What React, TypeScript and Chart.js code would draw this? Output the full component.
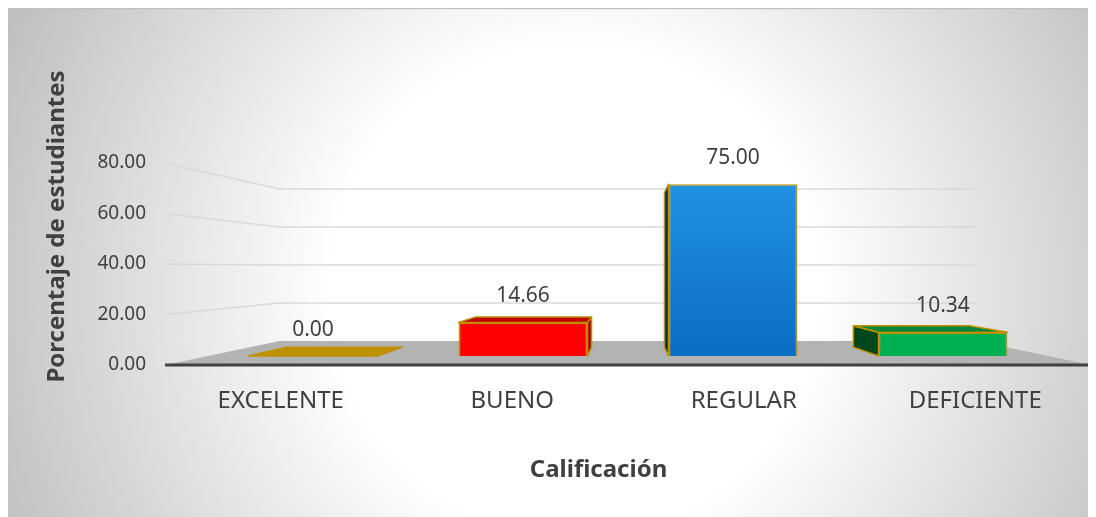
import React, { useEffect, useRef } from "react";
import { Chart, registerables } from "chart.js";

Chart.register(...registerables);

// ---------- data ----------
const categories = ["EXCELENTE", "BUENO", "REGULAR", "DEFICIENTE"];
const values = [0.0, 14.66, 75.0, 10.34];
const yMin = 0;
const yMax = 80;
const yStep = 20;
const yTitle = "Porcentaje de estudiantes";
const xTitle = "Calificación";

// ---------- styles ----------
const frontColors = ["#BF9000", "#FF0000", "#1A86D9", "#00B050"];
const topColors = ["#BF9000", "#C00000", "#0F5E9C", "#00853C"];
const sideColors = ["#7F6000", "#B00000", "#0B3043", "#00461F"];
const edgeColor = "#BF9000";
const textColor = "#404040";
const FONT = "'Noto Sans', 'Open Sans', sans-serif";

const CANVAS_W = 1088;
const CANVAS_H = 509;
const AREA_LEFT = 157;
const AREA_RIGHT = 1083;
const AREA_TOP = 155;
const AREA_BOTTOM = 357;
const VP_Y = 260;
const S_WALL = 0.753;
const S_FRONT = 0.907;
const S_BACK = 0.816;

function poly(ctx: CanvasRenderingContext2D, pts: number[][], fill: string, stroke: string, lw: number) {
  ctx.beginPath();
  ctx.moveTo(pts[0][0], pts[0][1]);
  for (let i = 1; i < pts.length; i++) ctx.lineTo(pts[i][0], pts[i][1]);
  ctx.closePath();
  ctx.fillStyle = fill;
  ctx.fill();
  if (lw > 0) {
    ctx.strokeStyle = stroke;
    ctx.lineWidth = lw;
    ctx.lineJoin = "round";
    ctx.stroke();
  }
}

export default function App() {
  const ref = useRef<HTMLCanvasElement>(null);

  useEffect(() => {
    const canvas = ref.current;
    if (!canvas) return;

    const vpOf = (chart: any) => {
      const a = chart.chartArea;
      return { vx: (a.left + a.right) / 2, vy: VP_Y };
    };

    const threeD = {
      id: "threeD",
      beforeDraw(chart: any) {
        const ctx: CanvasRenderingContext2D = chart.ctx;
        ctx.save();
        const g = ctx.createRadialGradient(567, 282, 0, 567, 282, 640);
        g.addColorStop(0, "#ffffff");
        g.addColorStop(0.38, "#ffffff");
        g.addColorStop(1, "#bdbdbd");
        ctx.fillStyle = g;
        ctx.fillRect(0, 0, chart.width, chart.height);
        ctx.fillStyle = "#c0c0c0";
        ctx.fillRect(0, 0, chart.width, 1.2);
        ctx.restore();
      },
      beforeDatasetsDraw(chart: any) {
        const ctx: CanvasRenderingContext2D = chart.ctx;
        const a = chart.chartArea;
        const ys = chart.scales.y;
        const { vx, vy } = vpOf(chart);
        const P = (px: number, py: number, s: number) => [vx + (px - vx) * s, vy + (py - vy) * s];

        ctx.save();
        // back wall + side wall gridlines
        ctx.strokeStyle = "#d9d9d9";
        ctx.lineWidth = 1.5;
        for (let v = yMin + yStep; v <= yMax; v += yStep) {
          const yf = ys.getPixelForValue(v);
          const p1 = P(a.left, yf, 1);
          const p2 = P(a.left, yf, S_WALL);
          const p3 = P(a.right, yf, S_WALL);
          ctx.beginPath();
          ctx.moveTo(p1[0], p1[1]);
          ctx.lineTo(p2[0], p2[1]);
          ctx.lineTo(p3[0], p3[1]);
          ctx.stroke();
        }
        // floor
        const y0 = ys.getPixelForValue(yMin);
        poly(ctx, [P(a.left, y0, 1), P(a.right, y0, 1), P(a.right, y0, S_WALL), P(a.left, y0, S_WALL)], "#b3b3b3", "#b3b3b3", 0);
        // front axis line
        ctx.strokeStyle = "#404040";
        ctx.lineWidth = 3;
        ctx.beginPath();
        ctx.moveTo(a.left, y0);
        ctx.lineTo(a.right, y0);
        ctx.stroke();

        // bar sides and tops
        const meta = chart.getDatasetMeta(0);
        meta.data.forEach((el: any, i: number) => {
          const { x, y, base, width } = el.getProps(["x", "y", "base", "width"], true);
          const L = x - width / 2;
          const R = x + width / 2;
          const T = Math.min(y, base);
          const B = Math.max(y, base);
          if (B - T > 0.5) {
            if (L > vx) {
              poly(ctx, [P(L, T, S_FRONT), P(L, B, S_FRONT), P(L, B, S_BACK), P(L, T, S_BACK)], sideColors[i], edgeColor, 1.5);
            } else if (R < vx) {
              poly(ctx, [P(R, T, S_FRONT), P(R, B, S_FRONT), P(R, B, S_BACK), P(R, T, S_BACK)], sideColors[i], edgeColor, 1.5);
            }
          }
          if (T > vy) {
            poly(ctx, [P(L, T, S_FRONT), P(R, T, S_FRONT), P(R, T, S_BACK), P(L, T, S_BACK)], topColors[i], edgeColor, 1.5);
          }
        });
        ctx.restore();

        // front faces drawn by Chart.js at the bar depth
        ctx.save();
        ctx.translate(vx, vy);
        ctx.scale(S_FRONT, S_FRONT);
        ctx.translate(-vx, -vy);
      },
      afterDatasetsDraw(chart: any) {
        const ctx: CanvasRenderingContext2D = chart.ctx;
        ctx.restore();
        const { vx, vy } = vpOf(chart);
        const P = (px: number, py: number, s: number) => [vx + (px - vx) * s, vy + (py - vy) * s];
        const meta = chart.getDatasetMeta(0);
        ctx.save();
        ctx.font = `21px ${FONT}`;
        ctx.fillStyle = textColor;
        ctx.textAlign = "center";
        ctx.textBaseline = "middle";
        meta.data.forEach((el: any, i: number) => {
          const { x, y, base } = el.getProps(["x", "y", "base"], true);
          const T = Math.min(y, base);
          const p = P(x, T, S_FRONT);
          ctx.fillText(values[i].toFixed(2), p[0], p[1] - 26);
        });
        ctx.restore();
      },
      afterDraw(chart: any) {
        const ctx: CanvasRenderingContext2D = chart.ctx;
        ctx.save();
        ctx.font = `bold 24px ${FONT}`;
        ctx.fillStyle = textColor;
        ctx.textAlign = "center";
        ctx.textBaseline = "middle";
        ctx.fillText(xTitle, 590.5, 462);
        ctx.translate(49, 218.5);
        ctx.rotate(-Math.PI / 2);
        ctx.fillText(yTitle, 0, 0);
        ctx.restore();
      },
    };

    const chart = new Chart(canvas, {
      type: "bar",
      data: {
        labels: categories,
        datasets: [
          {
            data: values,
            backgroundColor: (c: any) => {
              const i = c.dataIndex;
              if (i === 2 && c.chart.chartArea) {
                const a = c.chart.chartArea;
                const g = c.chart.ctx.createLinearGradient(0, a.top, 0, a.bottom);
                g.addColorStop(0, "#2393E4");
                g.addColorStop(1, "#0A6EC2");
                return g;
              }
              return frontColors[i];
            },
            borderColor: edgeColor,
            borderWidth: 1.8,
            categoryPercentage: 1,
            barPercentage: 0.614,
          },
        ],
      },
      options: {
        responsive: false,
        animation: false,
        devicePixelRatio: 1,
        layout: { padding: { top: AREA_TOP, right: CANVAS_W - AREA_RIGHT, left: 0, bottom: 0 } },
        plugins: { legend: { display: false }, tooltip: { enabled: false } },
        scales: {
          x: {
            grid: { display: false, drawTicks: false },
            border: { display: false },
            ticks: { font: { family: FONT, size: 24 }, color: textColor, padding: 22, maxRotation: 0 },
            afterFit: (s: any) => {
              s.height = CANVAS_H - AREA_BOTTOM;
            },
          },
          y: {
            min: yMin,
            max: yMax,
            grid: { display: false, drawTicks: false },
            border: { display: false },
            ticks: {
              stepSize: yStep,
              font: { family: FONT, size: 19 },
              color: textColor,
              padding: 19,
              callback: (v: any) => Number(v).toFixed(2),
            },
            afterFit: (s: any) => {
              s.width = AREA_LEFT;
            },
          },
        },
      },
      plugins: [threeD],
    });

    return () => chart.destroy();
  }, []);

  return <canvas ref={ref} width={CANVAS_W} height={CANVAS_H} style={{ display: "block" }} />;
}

--- --- ---

AIM.
Only a number is wanted: how many lines of the material above hold "React"?

EXERCISE RESPONSE.
2